Te Mata Anzac memorial tree

View of pine tree in a grass field

View of weathered plaque attached an old piece of wood

A somewhat battered but still dignified pine tree stands in a grove of trees beside the stream on the eastern edge of Te Mata Domain. At its foot is a post with a plaque inscribed ANZAC / MEMORIAL TREE / GREAT GRANDCHILD OF / FAMOUS GALLIPOLI / "LONE PINE".

The 'Gallipoli Lone Pine' referred to here is a solitary pine tree which stood on a ridge where some of the fiercest fighting of the Gallipoli campaign took place (hence the name Lone Pine Ridge and the location of the Lone Pine memorial). Although the tree was destroyed in the fighting, a number of memorial pine trees have been planted in Australia since 1933 and New Zealand since 1950 or 1951 which were grown or descended from seeds brought back from the battlefield.

One such was at the Te Mata cemetery, where on 29 September 1961 Gallipoli veteran J. L. Y. Martyn planted a seedling grown from the seeds of the first 'lone pine' planted in New Zealand (see Taradale Cemetery Lone Pine memorial). The Te Mata cemetery pine was cut down in 1983, but it seems that one or more seedlings had been or were subsequently planted in the Te Mata Domain. The plaque was presumably installed or relocated around this time. Puzzlingly, a tiny plaque with the date '1951' is also affixed to the marker post (perhaps this refers to the date the 'mother tree' was planted in the Taradale cemetery). Another local mystery is the reported discovery of a 'Lone Pine' plaque of unknown provenance on the Raglan golf course in 2005. This raises the possibility that there are other 'lone pine' descendants in the area.

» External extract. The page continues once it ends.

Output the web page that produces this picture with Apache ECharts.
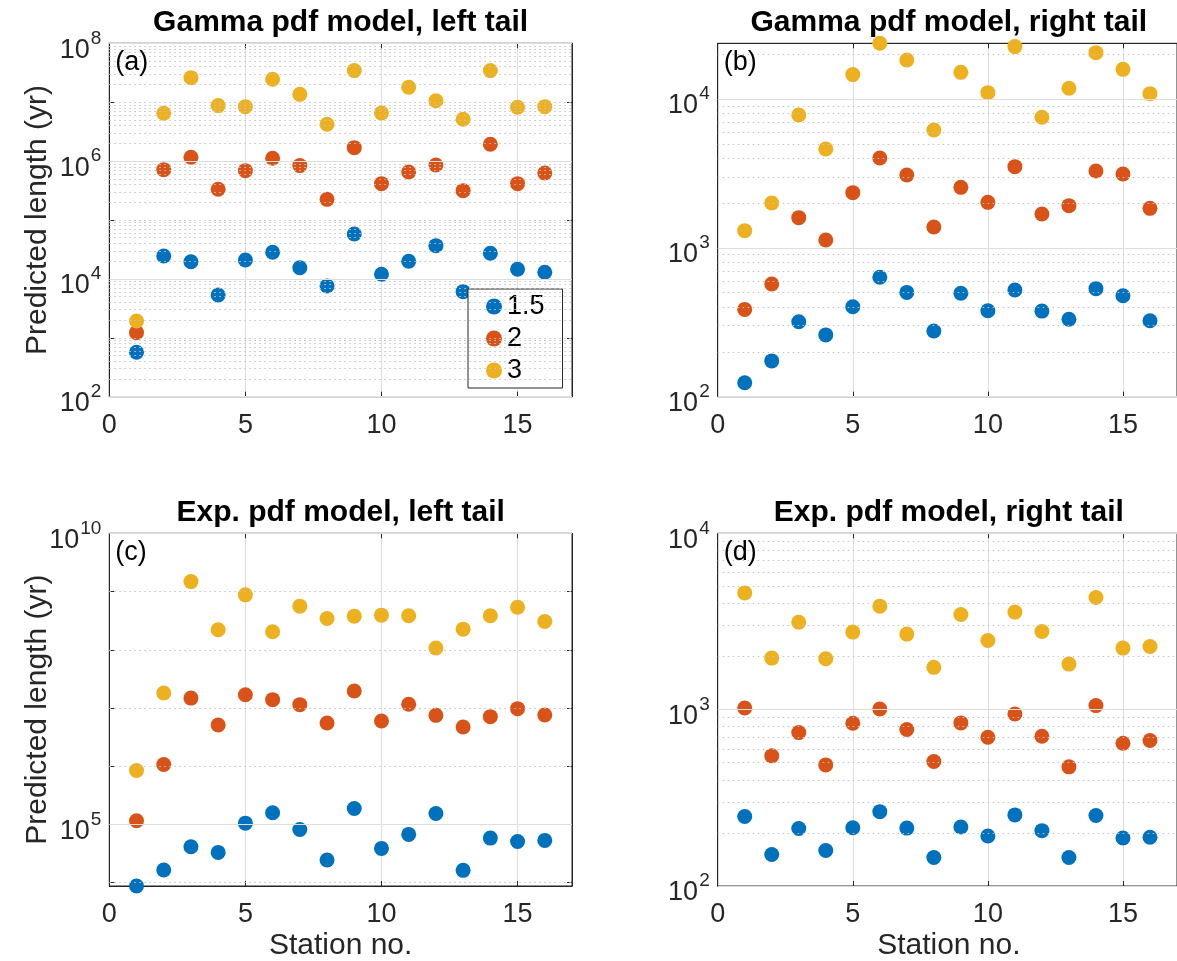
<!DOCTYPE html>
<html><head><meta charset="utf-8">
<script src="https://cdn.jsdelivr.net/npm/echarts@6/dist/echarts.min.js"></script>
<style>html,body{margin:0;padding:0;background:#fff}#c{width:1177px;height:961px}</style>
</head><body><div id="c"></div>
<script>
// ---------------- data ----------------
const stations = [1,2,3,4,5,6,7,8,9,10,11,12,13,14,15,16];
const seriesNames = ['1.5','2','3'];

const gammaLeft15 = [568, 24500, 19600, 5330, 20900, 28300, 15500, 7590, 57900, 11970, 19900, 36700, 6080, 27200, 14550, 12950];
const gammaLeft2  = [1224, 716000, 1160000, 332000, 689000, 1120000, 838000, 224000, 1690000, 414000, 653000, 859000, 315000, 1930000, 414000, 629000];
const gammaLeft3  = [1930, 6490000, 26100000, 8750000, 8410000, 24500000, 13600000, 4220000, 34400000, 6560000, 17900000, 10600000, 5130000, 34400000, 8190000, 8410000];

const gammaRight15 = [124, 174, 319, 260, 402, 634, 502, 276, 495, 378, 521, 376, 331, 532, 477, 324];
const gammaRight2  = [386, 571, 1595, 1129, 2349, 4016, 3085, 1380, 2548, 2021, 3510, 1688, 1920, 3283, 3135, 1842];
const gammaRight3  = [1304, 2000, 7810, 4616, 14580, 23660, 18280, 6190, 15100, 11030, 22490, 7530, 11800, 20470, 15820, 10860];

const expLeft15 = [8770, 16500, 41400, 33100, 105300, 158500, 82100, 24500, 188000, 38800, 67400, 154400, 16300, 58300, 51100, 53200];
const expLeft2  = [115500, 1070000, 14800000, 5110000, 16900000, 13900000, 11400000, 5530000, 19600000, 5980000, 11600000, 7480000, 4720000, 7100000, 9750000, 7590000];
const expLeft3  = [843000, 18100000, 1480000000, 220000000, 877000000, 204000000, 561000000, 344000000, 378000000, 393000000, 383000000, 107000000, 226000000, 383000000, 538000000, 306000000];

const expRight15 = [248, 151, 212, 159, 214, 264, 213, 145, 216, 192, 253, 206, 145, 251, 187, 189];
const expRight2  = [1021, 547, 741, 486, 837, 1009, 771, 508, 841, 697, 945, 706, 474, 1054, 645, 668];
const expRight3  = [4592, 1960, 3133, 1944, 2752, 3863, 2681, 1737, 3466, 2468, 3573, 2775, 1813, 4325, 2234, 2282];

const xTicks = [0, 5, 10, 15];
const yTicksA = [1e2, 1e4, 1e6, 1e8];
const yTicksB = [1e2, 1e3, 1e4];
const yTicksC = [1e5, 1e10];
const yTicksD = [1e2, 1e3, 1e4];

const panelTitles = ['Gamma pdf model, left tail', 'Gamma pdf model, right tail', 'Exp. pdf model, left tail', 'Exp. pdf model, right tail'];
const panelLetters = ['(a)', '(b)', '(c)', '(d)'];
const yLabel = 'Predicted length (yr)';
const xLabel = 'Station no.';

// ---------------- style / layout ----------------
const FONT = "'Liberation Sans', Arial, Helvetica, sans-serif";
const AX = '#262626';
const GRID_MAJOR = '#dedede';
const GRID_MINOR = '#c4c4c4';
const COLORS = ['#0072BD', '#D95319', '#EDB120'];
const TICK_FS = 27, SUP_FS = 19, LABEL_FS = 30, TITLE_FS = 30;

const panels = [
  {rect: {left: 109.3, top: 43.3, width: 462.7, height: 353.4}, data: [gammaLeft15, gammaLeft2, gammaLeft3],
   ymin: 1e2, ymax: 1e8, ticks: yTicksA, minor: 'sub'},
  {rect: {left: 717.7, top: 43.3, width: 462.3, height: 353.4}, data: [gammaRight15, gammaRight2, gammaRight3],
   ymin: 1e2, ymax: Math.max(...gammaRight15, ...gammaRight2, ...gammaRight3), ticks: yTicksB, minor: 'sub'},
  {rect: {left: 109.3, top: 533.3, width: 462.7, height: 352.7}, data: [expLeft15, expLeft2, expLeft3],
   ymin: Math.min(...expLeft15, ...expLeft2, ...expLeft3), ymax: 1e10, ticks: yTicksC, minor: 'decade'},
  {rect: {left: 717.7, top: 533.3, width: 462.3, height: 352.7}, data: [expRight15, expRight2, expRight3],
   ymin: 1e2, ymax: 1e4, ticks: yTicksD, minor: 'sub'}
];

function isTick(v, ticks) { return ticks.some(t => Math.abs(v / t - 1) < 1e-6); }

function gridLineValues(p) {
  const out = [];
  const n0 = Math.floor(Math.log10(p.ymin)), n1 = Math.ceil(Math.log10(p.ymax));
  for (let n = n0; n <= n1; n++) {
    const dec = Math.pow(10, n);
    if (dec >= p.ymin * 0.9999 && dec <= p.ymax * 1.0001) {
      out.push({v: dec, major: isTick(dec, p.ticks)});
    }
    if (p.minor === 'sub') {
      for (let k = 2; k <= 9; k++) {
        const v = k * dec;
        if (v > p.ymin && v < p.ymax) out.push({v: v, major: false});
      }
    }
  }
  return out;
}

const grid = [], xAxis = [], yAxis = [], series = [], graphic = [];

panels.forEach((p, i) => {
  grid.push(Object.assign({show: true, borderColor: AX, borderWidth: 1, backgroundColor: '#fff', containLabel: false}, p.rect));
  const xi = xAxis.length;
  xAxis.push({
    type: 'value', gridIndex: i, min: 0, max: 17, interval: 5, position: 'bottom',
    axisLine: {show: true, onZero: false, lineStyle: {color: AX, width: 1}},
    axisTick: {show: true, inside: true, length: 5, lineStyle: {color: AX}},
    axisLabel: {show: true, margin: 15, fontSize: TICK_FS, fontFamily: FONT, color: AX, showMaxLabel: false,
      formatter: v => (xTicks.indexOf(v) >= 0 ? String(v) : '')},
    splitLine: {show: true, lineStyle: {color: GRID_MAJOR, width: 1}}
  });
  xAxis.push({
    type: 'value', gridIndex: i, min: 0, max: 17, interval: 5, position: 'top',
    axisLine: {show: true, onZero: false, lineStyle: {color: AX, width: 1}},
    axisTick: {show: true, inside: true, length: 5, lineStyle: {color: AX}},
    axisLabel: {show: false}, splitLine: {show: false}
  });
  const yi = yAxis.length;
  const ticks = p.ticks;
  yAxis.push({
    type: 'log', logBase: 10, gridIndex: i, min: p.ymin, max: p.ymax, position: 'left',
    axisLine: {show: true, onZero: false, lineStyle: {color: AX, width: 1}},
    axisTick: {show: true, inside: true, length: 5, lineStyle: {color: AX}},
    axisLabel: {
      show: true, margin: 8, fontSize: TICK_FS, fontFamily: FONT, color: AX,
      formatter: v => {
        if (!isTick(v, ticks)) return '';
        const e = Math.round(Math.log10(v));
        return '{b|10}{s|' + e + '}';
      },
      rich: {
        b: {fontSize: TICK_FS, lineHeight: TICK_FS, fontFamily: FONT, color: AX, padding: [14, 0, 0, 0]},
        s: {fontSize: SUP_FS, lineHeight: SUP_FS, fontFamily: FONT, color: AX, padding: [0, 0, 10, 1]}
      }
    },
    splitLine: {show: false}
  });
  yAxis.push({
    type: 'log', logBase: 10, gridIndex: i, min: p.ymin, max: p.ymax, position: 'right',
    axisLine: {show: true, onZero: false, lineStyle: {color: AX, width: 1}},
    axisTick: {show: true, inside: true, length: 5, lineStyle: {color: AX}},
    axisLabel: {show: false}, splitLine: {show: false}
  });

  // horizontal grid lines (major solid, minor dotted) drawn through the y scale
  const lines = gridLineValues(p).map(g => ({
    yAxis: g.v,
    lineStyle: g.major ? {color: GRID_MAJOR, width: 1, type: 'solid'} : {color: GRID_MINOR, width: 1, type: [1.5, 3.5]}
  }));
  series.push({
    type: 'line', name: 'grid' + i, xAxisIndex: xi, yAxisIndex: yi, data: [], z: 1, silent: true,
    markLine: {silent: true, symbol: ['none', 'none'], label: {show: false}, animation: false,
      emphasis: {disabled: true}, data: lines}
  });

  p.data.forEach((arr, k) => {
    series.push({
      type: 'scatter', name: seriesNames[k], xAxisIndex: xi, yAxisIndex: yi, z: 3,
      symbol: 'circle', symbolSize: 15, clip: false,
      itemStyle: {color: COLORS[k], opacity: 1},
      emphasis: {disabled: true},
      data: stations.map((s, j) => [s, arr[j]])
    });
  });

  const cx = p.rect.left + p.rect.width / 2;
  graphic.push({type: 'text', x: cx, y: p.rect.top - 21, z: 10,
    style: {text: panelTitles[i], fontSize: TITLE_FS, fontWeight: 'bold', fontFamily: FONT, fill: '#000', align: 'center', verticalAlign: 'middle'}});
  graphic.push({type: 'text', x: p.rect.left + 6, y: p.rect.top + 19, z: 10,
    style: {text: panelLetters[i], fontSize: TICK_FS, fontFamily: FONT, fill: '#000', align: 'left', verticalAlign: 'middle'}});
  if (i % 2 === 0) {
    graphic.push({type: 'text', x: 38, y: p.rect.top + p.rect.height / 2, rotation: Math.PI / 2, z: 10,
      style: {text: yLabel, fontSize: LABEL_FS, fontFamily: FONT, fill: AX, align: 'center', verticalAlign: 'middle'}});
  }
  if (i >= 2) {
    graphic.push({type: 'text', x: cx, y: 946, z: 10,
      style: {text: xLabel, fontSize: LABEL_FS, fontFamily: FONT, fill: AX, align: 'center', verticalAlign: 'middle'}});
  }
});

const option = {
  animation: false,
  backgroundColor: '#fff',
  grid: grid, xAxis: xAxis, yAxis: yAxis, series: series, graphic: graphic,
  legend: {
    show: true, orient: 'vertical', left: 468, top: 289,
    data: seriesNames, icon: 'circle', itemWidth: 16, itemHeight: 16, itemGap: 5, itemTextGap: 7,
    padding: [4, 18, 4, 18], backgroundColor: '#fff', borderColor: AX, borderWidth: 1, borderRadius: 0,
    selectedMode: false,
    textStyle: {fontSize: TICK_FS, fontFamily: FONT, color: '#000'}
  }
};

const chart = echarts.init(document.getElementById('c'), null, {renderer: 'canvas', width: 1177, height: 961});
chart.setOption(option);
</script>
</body></html>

On the bottom right hand corner of the Te Mata plaque the tree is identified as Pinus halepensis (Aleppo pine). However, the original 'Gallipoli lone pine' was almost certainly a Turkish red pine (Pinus brutia). Recent research by botanists Mike Wilcox and David Spencer has established that the only Pinus brutia 'lone pine' planted in New Zealand prior to 2009 was one planted on the Paeroa golf course. In 2015 a number of seedlings grown at the Rotorua headquarters of Scion (NZ Forest Research Institute) from seeds from the Paeroa tree were distributed around the country as living memorials (see Lone Pine memorials project).

Sources: 'Planting of Lone Pine in Te Mata cemetery', Raglan County Chronicle, 12/10/1961, p. 1; Raglan and Districts RSA, 1932-2007, Raglan, 2007, pp. 121, 131-2, 139; Mike Wilcox and David Spencer, 'Stand up the real Anzac Lone Pine of Gallipoli', New Zealand Journal of Forestry, vol. 52, no. 1, May 2007, pp. 3-9; 'Lone Gallipoli pines to live on in Anzac tribute', Stuff National, 22/4/2015.